To say that there has been a breakdown of trust in the democratic system in RBKC is a massive understatement. Clearly not for everyone in the borough but for a significant group of people nothing the council says can be trusted. This is not just a question of things like ‘we’ll get back to you in 72 hours’ but much deeper questions of trust around the process, intent and the facts that are being evidenced and presented. For some residents there is no pathway to a shared view of the truth and it seems difficult to imagine how one will be created until after the inquests are over and some deeper healing has been achieved.
Even without the backdrop of Grenfell it is striking how unrepresentative the representatives feel to major areas of the borough. The people leading the council, with very honourable intentions, are a million miles away from the life experiences of the some of the people they are representing. As my colleague Mel keeps reminding me, this will always be the case in some way and so perhaps the question to ask is whether this process change helps to both remind representatives of the breadth of lived experience in RBKC but also build confidence in the citizens that that awareness to present is the Council’s decision making.

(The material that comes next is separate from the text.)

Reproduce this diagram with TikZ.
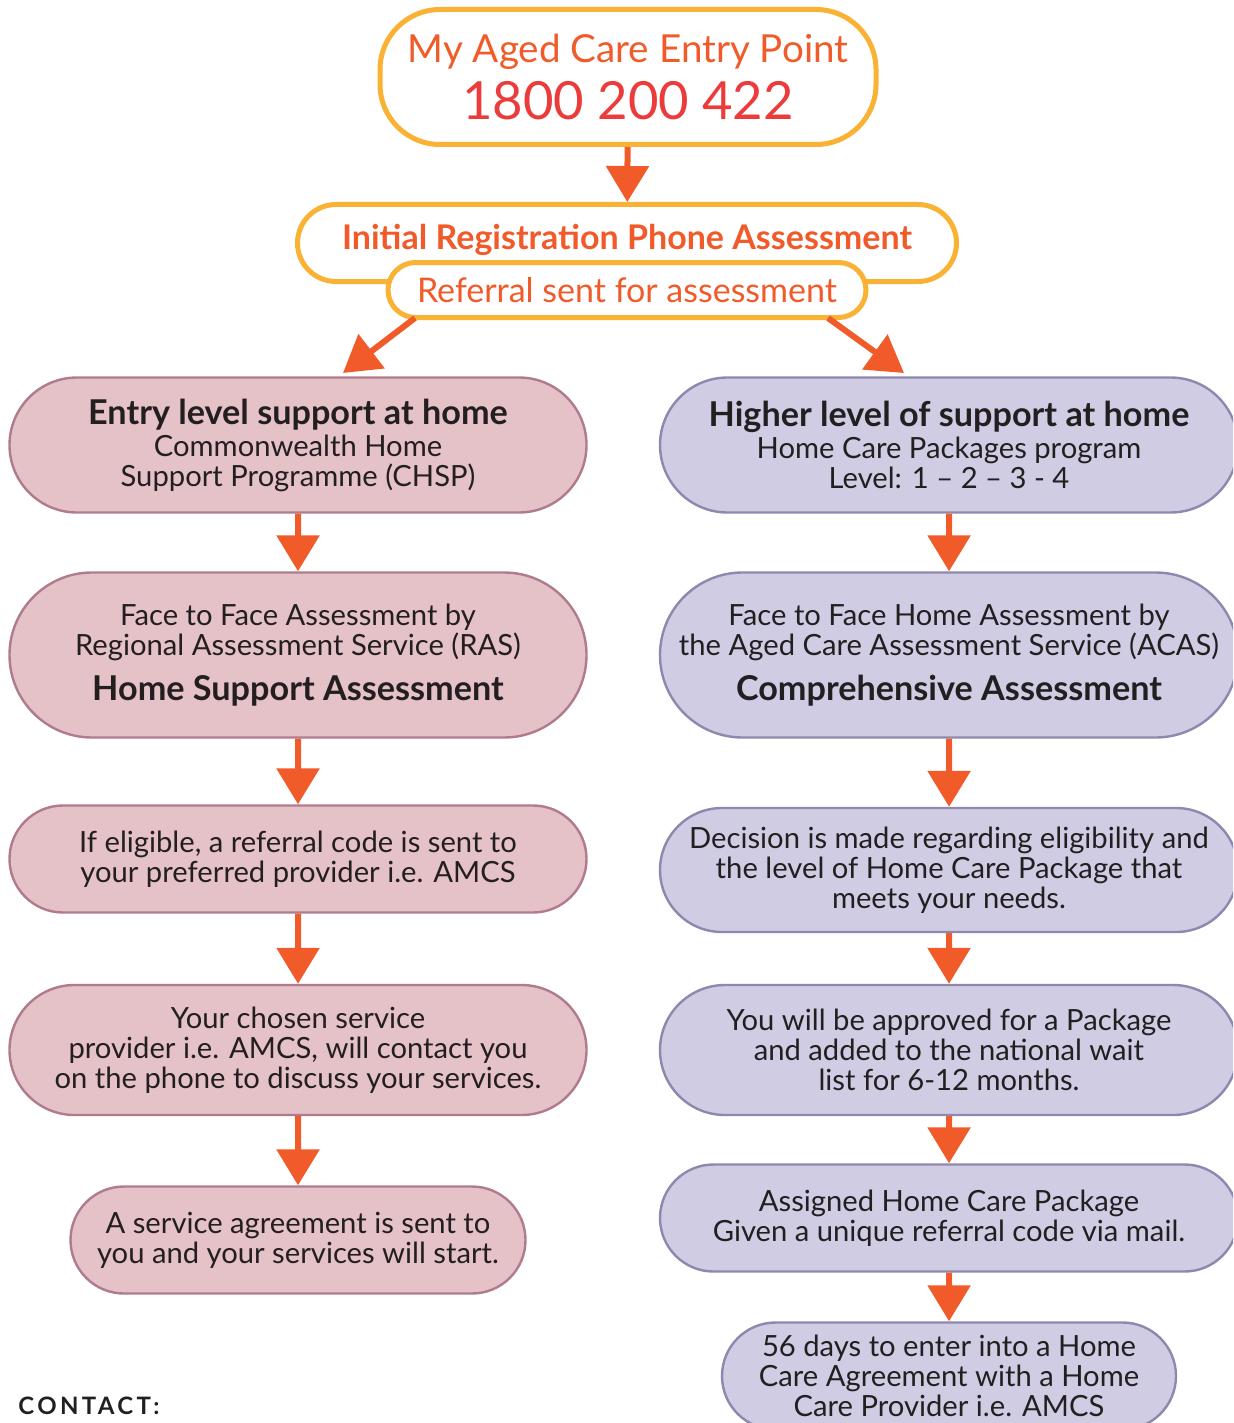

And this question of citizens being present in the councils’ decision making is important because the ritual of the formal meeting is one of the reasons that politicians too often fall back into the habit of party politics rather than real listening and empathy.
There is a lot of discussion around facilitation about the concept of ‘safe space’ and psychological safety. It’s about creating an environment where everyone feels that they are able to contribute and also – and this is really important – that if they contribute, they will be listened to. This small change to the council meeting process is both about creating safe space but also about doing in a place where it makes a difference – where it can affect decision making.
The Demsoc role in this piece of work is all about creating safe space but safe space can’t be without challenge if it’s going to be effective because without challenge we avoid confronting the lack of connection and understanding which is at the root of so many of the problems. Without challenge we can’t address inequalities of power and we can’t hope to help to rebuild trust.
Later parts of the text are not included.